The line holding "0.888, 0.0, 0.0];" is the last one to output; start at the first line of the data, keep every line in between exactly, and leave out pictures.

### INFORMATION SUPPLIED ###

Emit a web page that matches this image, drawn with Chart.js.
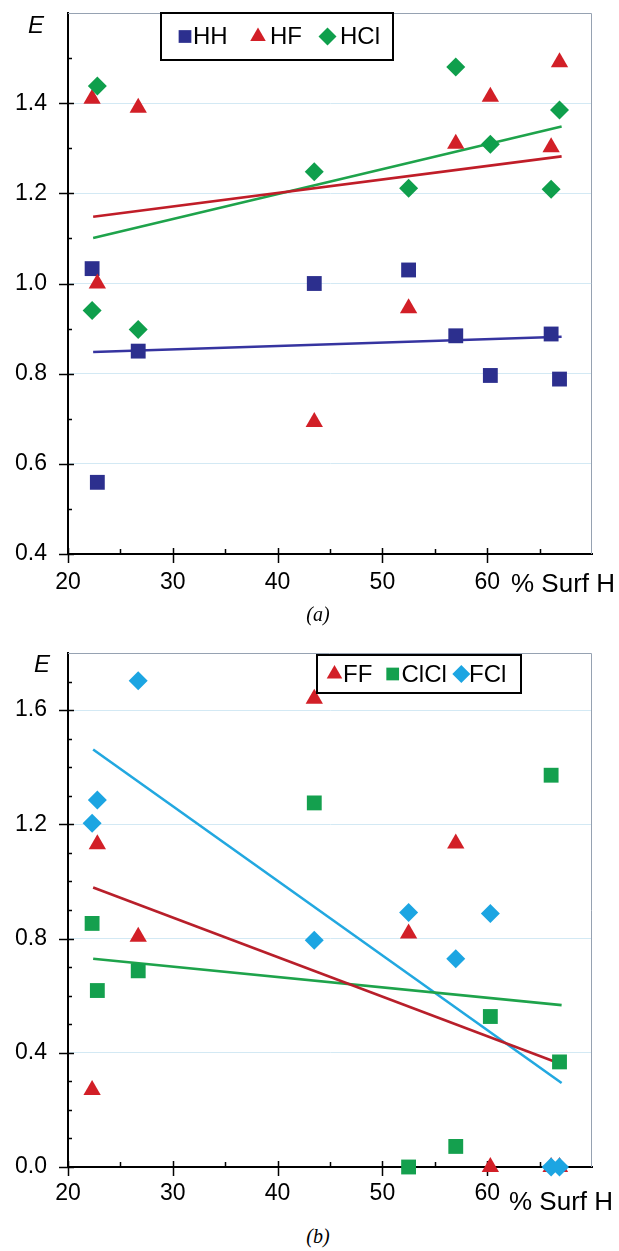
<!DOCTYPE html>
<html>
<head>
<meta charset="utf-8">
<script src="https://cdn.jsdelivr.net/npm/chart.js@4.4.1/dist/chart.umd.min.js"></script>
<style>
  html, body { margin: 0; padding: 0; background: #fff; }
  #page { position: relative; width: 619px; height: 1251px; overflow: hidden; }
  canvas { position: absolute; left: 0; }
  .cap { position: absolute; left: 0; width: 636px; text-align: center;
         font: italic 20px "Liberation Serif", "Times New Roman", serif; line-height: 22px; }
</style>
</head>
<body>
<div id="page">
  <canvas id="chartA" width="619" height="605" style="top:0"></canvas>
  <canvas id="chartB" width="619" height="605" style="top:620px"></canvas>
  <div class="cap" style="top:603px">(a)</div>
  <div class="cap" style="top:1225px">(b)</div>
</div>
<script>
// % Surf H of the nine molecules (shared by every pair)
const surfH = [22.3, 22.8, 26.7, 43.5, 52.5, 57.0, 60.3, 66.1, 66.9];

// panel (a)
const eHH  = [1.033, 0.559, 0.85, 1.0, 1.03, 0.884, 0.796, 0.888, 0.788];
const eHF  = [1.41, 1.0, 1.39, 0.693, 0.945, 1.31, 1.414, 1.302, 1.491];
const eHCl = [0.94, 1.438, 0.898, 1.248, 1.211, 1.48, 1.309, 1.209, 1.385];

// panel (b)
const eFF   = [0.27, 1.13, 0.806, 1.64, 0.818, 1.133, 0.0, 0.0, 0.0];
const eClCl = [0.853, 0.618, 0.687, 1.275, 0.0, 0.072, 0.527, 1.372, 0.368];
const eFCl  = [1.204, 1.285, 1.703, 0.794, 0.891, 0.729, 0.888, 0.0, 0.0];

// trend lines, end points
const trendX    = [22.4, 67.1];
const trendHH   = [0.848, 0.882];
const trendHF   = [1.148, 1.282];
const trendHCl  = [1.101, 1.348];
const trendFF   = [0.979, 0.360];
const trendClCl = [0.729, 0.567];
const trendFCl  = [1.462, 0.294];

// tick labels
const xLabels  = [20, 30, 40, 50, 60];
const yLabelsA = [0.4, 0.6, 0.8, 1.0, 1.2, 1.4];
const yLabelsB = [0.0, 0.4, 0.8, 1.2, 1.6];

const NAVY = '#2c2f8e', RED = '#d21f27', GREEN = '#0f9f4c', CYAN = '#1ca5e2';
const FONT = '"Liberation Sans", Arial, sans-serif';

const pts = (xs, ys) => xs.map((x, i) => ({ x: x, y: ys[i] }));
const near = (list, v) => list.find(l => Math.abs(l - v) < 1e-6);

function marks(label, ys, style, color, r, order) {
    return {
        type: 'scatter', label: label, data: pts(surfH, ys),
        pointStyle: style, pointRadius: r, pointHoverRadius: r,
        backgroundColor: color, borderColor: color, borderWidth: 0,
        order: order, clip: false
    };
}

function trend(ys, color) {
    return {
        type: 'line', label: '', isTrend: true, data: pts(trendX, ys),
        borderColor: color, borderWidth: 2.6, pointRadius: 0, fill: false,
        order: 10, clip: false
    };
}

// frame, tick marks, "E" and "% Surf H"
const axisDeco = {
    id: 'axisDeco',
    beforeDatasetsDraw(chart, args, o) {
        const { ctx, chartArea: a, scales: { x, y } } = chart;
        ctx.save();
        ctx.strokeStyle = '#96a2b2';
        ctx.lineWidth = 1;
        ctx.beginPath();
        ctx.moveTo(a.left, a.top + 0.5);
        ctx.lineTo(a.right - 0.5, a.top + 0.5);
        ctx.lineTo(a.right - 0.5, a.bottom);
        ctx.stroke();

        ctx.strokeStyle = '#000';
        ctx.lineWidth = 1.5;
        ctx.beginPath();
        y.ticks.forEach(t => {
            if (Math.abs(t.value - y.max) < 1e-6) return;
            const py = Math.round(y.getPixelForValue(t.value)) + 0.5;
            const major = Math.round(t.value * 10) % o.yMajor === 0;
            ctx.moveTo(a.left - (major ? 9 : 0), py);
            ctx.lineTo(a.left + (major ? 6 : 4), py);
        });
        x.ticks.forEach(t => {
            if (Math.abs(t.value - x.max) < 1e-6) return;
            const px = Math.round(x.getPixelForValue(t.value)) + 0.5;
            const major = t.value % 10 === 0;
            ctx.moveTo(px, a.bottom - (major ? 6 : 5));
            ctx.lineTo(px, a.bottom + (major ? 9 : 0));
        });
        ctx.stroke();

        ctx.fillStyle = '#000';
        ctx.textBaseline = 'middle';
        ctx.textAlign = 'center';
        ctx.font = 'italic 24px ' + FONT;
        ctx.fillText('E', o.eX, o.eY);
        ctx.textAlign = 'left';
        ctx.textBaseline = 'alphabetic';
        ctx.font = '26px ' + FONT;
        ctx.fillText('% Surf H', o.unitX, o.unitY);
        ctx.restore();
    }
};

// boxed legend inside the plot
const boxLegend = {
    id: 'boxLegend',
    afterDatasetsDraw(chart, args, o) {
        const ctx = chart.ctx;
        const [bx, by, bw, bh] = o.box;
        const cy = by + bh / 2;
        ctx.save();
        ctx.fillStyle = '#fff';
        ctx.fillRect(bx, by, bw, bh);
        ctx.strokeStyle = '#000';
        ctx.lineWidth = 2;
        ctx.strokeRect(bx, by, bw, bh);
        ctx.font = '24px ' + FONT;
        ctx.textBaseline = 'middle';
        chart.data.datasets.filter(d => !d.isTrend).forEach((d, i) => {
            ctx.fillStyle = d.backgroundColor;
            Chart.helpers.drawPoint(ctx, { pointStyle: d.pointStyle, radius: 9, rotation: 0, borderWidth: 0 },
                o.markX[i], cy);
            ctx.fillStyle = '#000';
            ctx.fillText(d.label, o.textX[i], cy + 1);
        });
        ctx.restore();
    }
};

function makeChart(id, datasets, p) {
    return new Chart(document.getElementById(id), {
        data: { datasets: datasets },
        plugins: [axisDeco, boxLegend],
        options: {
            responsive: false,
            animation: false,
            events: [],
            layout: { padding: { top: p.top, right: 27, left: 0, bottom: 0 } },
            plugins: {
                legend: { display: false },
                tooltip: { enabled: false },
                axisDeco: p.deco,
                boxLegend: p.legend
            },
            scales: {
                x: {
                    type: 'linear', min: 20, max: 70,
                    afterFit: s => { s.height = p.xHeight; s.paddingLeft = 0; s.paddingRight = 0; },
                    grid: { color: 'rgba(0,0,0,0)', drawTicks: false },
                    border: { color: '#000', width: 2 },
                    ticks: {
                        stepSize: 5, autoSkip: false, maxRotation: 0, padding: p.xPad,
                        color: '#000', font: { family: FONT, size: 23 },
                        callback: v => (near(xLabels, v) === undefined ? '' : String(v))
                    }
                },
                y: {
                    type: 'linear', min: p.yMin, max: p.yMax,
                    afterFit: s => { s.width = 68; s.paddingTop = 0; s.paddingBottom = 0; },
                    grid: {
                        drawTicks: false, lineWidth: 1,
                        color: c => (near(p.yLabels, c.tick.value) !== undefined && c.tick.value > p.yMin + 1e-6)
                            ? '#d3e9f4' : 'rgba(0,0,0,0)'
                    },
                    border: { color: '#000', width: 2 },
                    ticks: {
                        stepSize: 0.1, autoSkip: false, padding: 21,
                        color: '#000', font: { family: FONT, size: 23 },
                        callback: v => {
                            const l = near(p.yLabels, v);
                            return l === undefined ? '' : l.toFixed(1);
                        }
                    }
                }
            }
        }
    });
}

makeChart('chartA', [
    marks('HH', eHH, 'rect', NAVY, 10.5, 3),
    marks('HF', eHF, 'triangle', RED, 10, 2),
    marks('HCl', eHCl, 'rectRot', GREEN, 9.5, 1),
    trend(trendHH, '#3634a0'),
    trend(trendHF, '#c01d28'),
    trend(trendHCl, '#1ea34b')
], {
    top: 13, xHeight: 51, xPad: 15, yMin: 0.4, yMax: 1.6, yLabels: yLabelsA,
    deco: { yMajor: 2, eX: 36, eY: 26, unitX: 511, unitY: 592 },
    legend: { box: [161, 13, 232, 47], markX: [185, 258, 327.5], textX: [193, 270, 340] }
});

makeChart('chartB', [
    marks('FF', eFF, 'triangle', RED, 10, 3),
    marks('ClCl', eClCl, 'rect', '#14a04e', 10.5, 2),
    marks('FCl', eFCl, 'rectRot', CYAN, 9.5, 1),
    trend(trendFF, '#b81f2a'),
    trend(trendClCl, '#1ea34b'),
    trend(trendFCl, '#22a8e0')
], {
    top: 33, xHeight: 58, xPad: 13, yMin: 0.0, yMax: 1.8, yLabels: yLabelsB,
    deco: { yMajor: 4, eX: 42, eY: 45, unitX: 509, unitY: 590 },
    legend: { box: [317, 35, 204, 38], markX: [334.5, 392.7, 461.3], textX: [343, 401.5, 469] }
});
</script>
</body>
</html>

###

* [EXERCISE ANSWER]:
Emit a web page that matches this image, drawn with Chart.js.
<!DOCTYPE html>
<html>
<head>
<meta charset="utf-8">
<script src="https://cdn.jsdelivr.net/npm/chart.js@4.4.1/dist/chart.umd.min.js"></script>
<style>
  html, body { margin: 0; padding: 0; background: #fff; }
  #page { position: relative; width: 619px; height: 1251px; overflow: hidden; }
  canvas { position: absolute; left: 0; }
  .cap { position: absolute; left: 0; width: 636px; text-align: center;
         font: italic 20px "Liberation Serif", "Times New Roman", serif; line-height: 22px; }
</style>
</head>
<body>
<div id="page">
  <canvas id="chartA" width="619" height="605" style="top:0"></canvas>
  <canvas id="chartB" width="619" height="605" style="top:620px"></canvas>
  <div class="cap" style="top:603px">(a)</div>
  <div class="cap" style="top:1225px">(b)</div>
</div>
<script>
// % Surf H of the nine molecules (shared by every pair)
const surfH = [22.3, 22.8, 26.7, 43.5, 52.5, 57.0, 60.3, 66.1, 66.9];

// panel (a)
const eHH  = [1.033, 0.559, 0.85, 1.0, 1.03, 0.884, 0.796, 0.888, 0.788];
const eHF  = [1.41, 1.0, 1.39, 0.693, 0.945, 1.31, 1.414, 1.302, 1.491];
const eHCl = [0.94, 1.438, 0.898, 1.248, 1.211, 1.48, 1.309, 1.209, 1.385];

// panel (b)
const eFF   = [0.27, 1.13, 0.806, 1.64, 0.818, 1.133, 0.0, 0.0, 0.0];
const eClCl = [0.853, 0.618, 0.687, 1.275, 0.0, 0.072, 0.527, 1.372, 0.368];
const eFCl  = [1.204, 1.285, 1.703, 0.794, 0.891, 0.729, 0.888, 0.0, 0.0];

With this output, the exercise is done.